### WHAT YOU WILL DO
Restate the full listing word for word and leave the pictures out.
** Start RECORDED INFORMATION **
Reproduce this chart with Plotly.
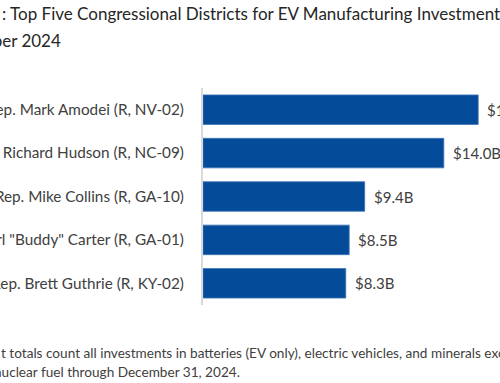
import plotly.graph_objects as go

members = [
    "Rep. Mark Amodei (R, NV-02)",
    "Rep. Richard Hudson (R, NC-09)",
    "Rep. Mike Collins (R, GA-10)",
    "Rep. Earl \"Buddy\" Carter (R, GA-01)",
    "Rep. Brett Guthrie (R, KY-02)",
]
investment_billions = [16.0, 14.0, 9.4, 8.5, 8.3]
value_labels = ["$16.0B", "$14.0B", "$9.4B", "$8.5B", "$8.3B"]

title_line1 = ": Top Five Congressional Districts for EV Manufacturing Investment Through"
title_line2 = "December 2024"
note_line1 = "t totals count all investments in batteries (EV only), electric vehicles, and minerals excluding"
note_line2 = "nuclear fuel through December 31, 2024."

FONT = "Lato"
TEXT = "#404040"
W, H = 500, 383
ML, MT, MB, MR = 203, 88, 78, 10

fig = go.Figure()
fig.add_trace(go.Bar(
    x=investment_billions,
    y=members,
    orientation="h",
    marker=dict(color="#044c9a", line=dict(color="#3f74b5", width=0.8)),
    hoverinfo="skip",
))

annotations = []
for v, lab, m in zip(investment_billions, value_labels, members):
    annotations.append(dict(
        x=v, y=m, xref="x", yref="y", text=lab, showarrow=False,
        xanchor="left", yanchor="middle", xshift=7,
        font=dict(family=FONT, size=15, color=TEXT),
    ))

def px_ann(text, px, py, anchor, size, color):
    return dict(
        x=0, y=1, xref="paper", yref="paper", text=text, showarrow=False,
        xanchor=anchor, yanchor="middle",
        xshift=px - ML, yshift=MT - py,
        font=dict(family=FONT, size=size, color=color),
    )

annotations.append(px_ann(title_line1, 0, 13, "left", 17, "#262626"))
annotations.append(px_ann(title_line2, 63, 40, "right", 17, "#262626"))
annotations.append(px_ann(note_line1, -1, 353, "left", 13.6, TEXT))
annotations.append(px_ann(note_line2, 242, 372, "right", 13.6, TEXT))

plot_w = W - ML - MR
fig.update_layout(
    width=W, height=H,
    margin=dict(l=ML, r=MR, t=MT, b=MB, pad=0),
    paper_bgcolor="white", plot_bgcolor="white",
    showlegend=False,
    bargap=0.32,
    annotations=annotations,
    xaxis=dict(range=[0, plot_w / 17.2], visible=False, fixedrange=True),
    yaxis=dict(
        autorange="reversed", showline=True, linecolor="#d9d9d9", linewidth=2,
        showgrid=False, ticks="", ticklabelstandoff=14,
        tickfont=dict(family=FONT, size=15.3, color=TEXT),
        automargin=False, fixedrange=True,
    ),
)

fig.write_html(
    "out.html",
    config={"displayModeBar": False},
    post_script="document.body.style.margin='0';document.body.style.overflow='hidden';",
)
** End RECORDED INFORMATION **
### EXPECTED ANSWER
Reproduce this chart with Plotly.
import plotly.graph_objects as go

members = [
    "Rep. Mark Amodei (R, NV-02)",
    "Rep. Richard Hudson (R, NC-09)",
    "Rep. Mike Collins (R, GA-10)",
    "Rep. Earl \"Buddy\" Carter (R, GA-01)",
    "Rep. Brett Guthrie (R, KY-02)",
]
investment_billions = [16.0, 14.0, 9.4, 8.5, 8.3]
value_labels = ["$16.0B", "$14.0B", "$9.4B", "$8.5B", "$8.3B"]

title_line1 = ": Top Five Congressional Districts for EV Manufacturing Investment Through"
title_line2 = "December 2024"
note_line1 = "t totals count all investments in batteries (EV only), electric vehicles, and minerals excluding"
note_line2 = "nuclear fuel through December 31, 2024."

FONT = "Lato"
TEXT = "#404040"
W, H = 500, 383
ML, MT, MB, MR = 203, 88, 78, 10

fig = go.Figure()
fig.add_trace(go.Bar(
    x=investment_billions,
    y=members,
    orientation="h",
    marker=dict(color="#044c9a", line=dict(color="#3f74b5", width=0.8)),
    hoverinfo="skip",
))

annotations = []
for v, lab, m in zip(investment_billions, value_labels, members):
    annotations.append(dict(
        x=v, y=m, xref="x", yref="y", text=lab, showarrow=False,
        xanchor="left", yanchor="middle", xshift=7,
        font=dict(family=FONT, size=15, color=TEXT),
    ))

def px_ann(text, px, py, anchor, size, color):
    return dict(
        x=0, y=1, xref="paper", yref="paper", text=text, showarrow=False,
        xanchor=anchor, yanchor="middle",
        xshift=px - ML, yshift=MT - py,
        font=dict(family=FONT, size=size, color=color),
    )

annotations.append(px_ann(title_line1, 0, 13, "left", 17, "#262626"))
annotations.append(px_ann(title_line2, 63, 40, "right", 17, "#262626"))
annotations.append(px_ann(note_line1, -1, 353, "left", 13.6, TEXT))
annotations.append(px_ann(note_line2, 242, 372, "right", 13.6, TEXT))

plot_w = W - ML - MR
fig.update_layout(
    width=W, height=H,
    margin=dict(l=ML, r=MR, t=MT, b=MB, pad=0),
    paper_bgcolor="white", plot_bgcolor="white",
    showlegend=False,
    bargap=0.32,
    annotations=annotations,
    xaxis=dict(range=[0, plot_w / 17.2], visible=False, fixedrange=True),
    yaxis=dict(
        autorange="reversed", showline=True, linecolor="#d9d9d9", linewidth=2,
        showgrid=False, ticks="", ticklabelstandoff=14,
        tickfont=dict(family=FONT, size=15.3, color=TEXT),
        automargin=False, fixedrange=True,
    ),
)

fig.write_html(
    "out.html",
    config={"displayModeBar": False},
    post_script="document.body.style.margin='0';document.body.style.overflow='hidden';",
)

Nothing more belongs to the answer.